_Request:_
Omit all pictures. Copy the rest of the material exactly.

-- begin --

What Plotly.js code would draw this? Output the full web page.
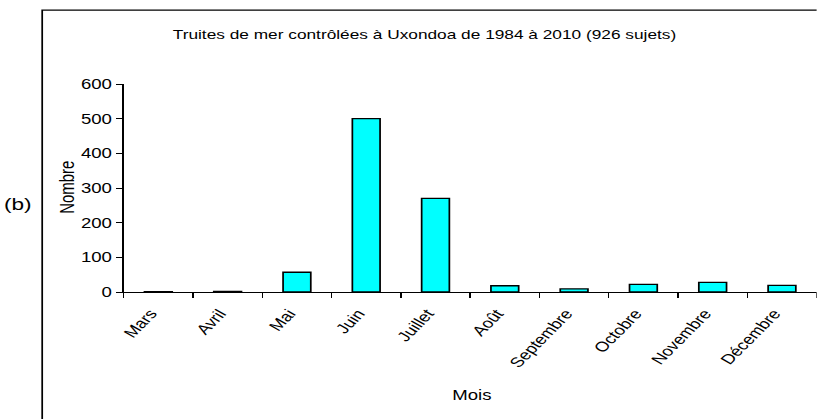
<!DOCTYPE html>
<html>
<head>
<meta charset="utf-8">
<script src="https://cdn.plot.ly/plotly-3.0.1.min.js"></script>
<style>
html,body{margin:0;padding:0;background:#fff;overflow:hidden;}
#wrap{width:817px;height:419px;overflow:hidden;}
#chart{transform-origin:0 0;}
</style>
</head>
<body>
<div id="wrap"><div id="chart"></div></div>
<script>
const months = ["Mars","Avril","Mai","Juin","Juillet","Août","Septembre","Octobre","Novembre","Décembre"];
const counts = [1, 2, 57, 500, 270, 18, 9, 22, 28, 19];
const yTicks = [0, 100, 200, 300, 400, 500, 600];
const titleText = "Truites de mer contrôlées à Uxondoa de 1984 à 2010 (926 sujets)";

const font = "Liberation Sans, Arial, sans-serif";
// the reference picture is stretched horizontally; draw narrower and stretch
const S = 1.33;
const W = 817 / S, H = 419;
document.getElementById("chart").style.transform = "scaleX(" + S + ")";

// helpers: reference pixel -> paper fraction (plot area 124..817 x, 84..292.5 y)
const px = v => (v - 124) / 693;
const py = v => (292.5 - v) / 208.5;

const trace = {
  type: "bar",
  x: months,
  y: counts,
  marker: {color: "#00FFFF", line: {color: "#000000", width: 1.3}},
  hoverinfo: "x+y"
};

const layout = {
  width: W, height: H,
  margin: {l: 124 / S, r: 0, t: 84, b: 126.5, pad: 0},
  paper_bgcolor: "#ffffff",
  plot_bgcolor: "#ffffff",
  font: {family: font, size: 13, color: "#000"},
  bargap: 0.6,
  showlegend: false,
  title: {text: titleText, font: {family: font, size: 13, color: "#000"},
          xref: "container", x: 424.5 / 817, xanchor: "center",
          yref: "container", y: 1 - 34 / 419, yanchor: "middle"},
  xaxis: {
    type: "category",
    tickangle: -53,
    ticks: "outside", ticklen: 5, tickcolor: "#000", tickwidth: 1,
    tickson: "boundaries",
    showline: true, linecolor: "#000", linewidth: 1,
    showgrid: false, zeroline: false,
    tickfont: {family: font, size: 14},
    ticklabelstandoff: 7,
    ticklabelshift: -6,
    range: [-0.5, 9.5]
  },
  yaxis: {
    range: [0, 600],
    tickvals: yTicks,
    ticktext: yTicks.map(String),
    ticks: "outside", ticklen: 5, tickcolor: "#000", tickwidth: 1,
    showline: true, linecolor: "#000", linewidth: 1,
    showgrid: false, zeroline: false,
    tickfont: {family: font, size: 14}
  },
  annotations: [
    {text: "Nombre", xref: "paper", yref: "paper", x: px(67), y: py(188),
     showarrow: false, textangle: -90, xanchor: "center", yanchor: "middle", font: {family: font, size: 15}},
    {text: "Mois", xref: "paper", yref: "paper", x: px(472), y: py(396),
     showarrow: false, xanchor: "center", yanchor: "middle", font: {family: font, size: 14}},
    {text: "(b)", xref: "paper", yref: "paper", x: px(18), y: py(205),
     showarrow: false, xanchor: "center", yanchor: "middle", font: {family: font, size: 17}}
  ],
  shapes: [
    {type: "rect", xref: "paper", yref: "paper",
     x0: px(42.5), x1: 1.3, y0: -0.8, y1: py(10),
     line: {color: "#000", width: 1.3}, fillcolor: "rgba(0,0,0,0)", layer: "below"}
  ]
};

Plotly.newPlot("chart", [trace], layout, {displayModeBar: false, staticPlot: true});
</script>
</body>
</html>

-- end --

_Output for this task:_
What Plotly.js code would draw this? Output the full web page.
<!DOCTYPE html>
<html>
<head>
<meta charset="utf-8">
<script src="https://cdn.plot.ly/plotly-3.0.1.min.js"></script>
<style>
html,body{margin:0;padding:0;background:#fff;overflow:hidden;}
#wrap{width:817px;height:419px;overflow:hidden;}
#chart{transform-origin:0 0;}
</style>
</head>
<body>
<div id="wrap"><div id="chart"></div></div>
<script>
const months = ["Mars","Avril","Mai","Juin","Juillet","Août","Septembre","Octobre","Novembre","Décembre"];
const counts = [1, 2, 57, 500, 270, 18, 9, 22, 28, 19];
const yTicks = [0, 100, 200, 300, 400, 500, 600];
const titleText = "Truites de mer contrôlées à Uxondoa de 1984 à 2010 (926 sujets)";

const font = "Liberation Sans, Arial, sans-serif";
// the reference picture is stretched horizontally; draw narrower and stretch
const S = 1.33;
const W = 817 / S, H = 419;
document.getElementById("chart").style.transform = "scaleX(" + S + ")";

// helpers: reference pixel -> paper fraction (plot area 124..817 x, 84..292.5 y)
const px = v => (v - 124) / 693;
const py = v => (292.5 - v) / 208.5;

const trace = {
  type: "bar",
  x: months,
  y: counts,
  marker: {color: "#00FFFF", line: {color: "#000000", width: 1.3}},
  hoverinfo: "x+y"
};

const layout = {
  width: W, height: H,
  margin: {l: 124 / S, r: 0, t: 84, b: 126.5, pad: 0},
  paper_bgcolor: "#ffffff",
  plot_bgcolor: "#ffffff",
  font: {family: font, size: 13, color: "#000"},
  bargap: 0.6,
  showlegend: false,
  title: {text: titleText, font: {family: font, size: 13, color: "#000"},
          xref: "container", x: 424.5 / 817, xanchor: "center",
          yref: "container", y: 1 - 34 / 419, yanchor: "middle"},
  xaxis: {
    type: "category",
    tickangle: -53,
    ticks: "outside", ticklen: 5, tickcolor: "#000", tickwidth: 1,
    tickson: "boundaries",
    showline: true, linecolor: "#000", linewidth: 1,
    showgrid: false, zeroline: false,
    tickfont: {family: font, size: 14},
    ticklabelstandoff: 7,
    ticklabelshift: -6,
    range: [-0.5, 9.5]
  },
  yaxis: {
    range: [0, 600],
    tickvals: yTicks,
    ticktext: yTicks.map(String),
    ticks: "outside", ticklen: 5, tickcolor: "#000", tickwidth: 1,
    showline: true, linecolor: "#000", linewidth: 1,
    showgrid: false, zeroline: false,
    tickfont: {family: font, size: 14}
  },
  annotations: [
    {text: "Nombre", xref: "paper", yref: "paper", x: px(67), y: py(188),
     showarrow: false, textangle: -90, xanchor: "center", yanchor: "middle", font: {family: font, size: 15}},
    {text: "Mois", xref: "paper", yref: "paper", x: px(472), y: py(396),
     showarrow: false, xanchor: "center", yanchor: "middle", font: {family: font, size: 14}},
    {text: "(b)", xref: "paper", yref: "paper", x: px(18), y: py(205),
     showarrow: false, xanchor: "center", yanchor: "middle", font: {family: font, size: 17}}
  ],
  shapes: [
    {type: "rect", xref: "paper", yref: "paper",
     x0: px(42.5), x1: 1.3, y0: -0.8, y1: py(10),
     line: {color: "#000", width: 1.3}, fillcolor: "rgba(0,0,0,0)", layer: "below"}
  ]
};

Plotly.newPlot("chart", [trace], layout, {displayModeBar: false, staticPlot: true});
</script>
</body>
</html>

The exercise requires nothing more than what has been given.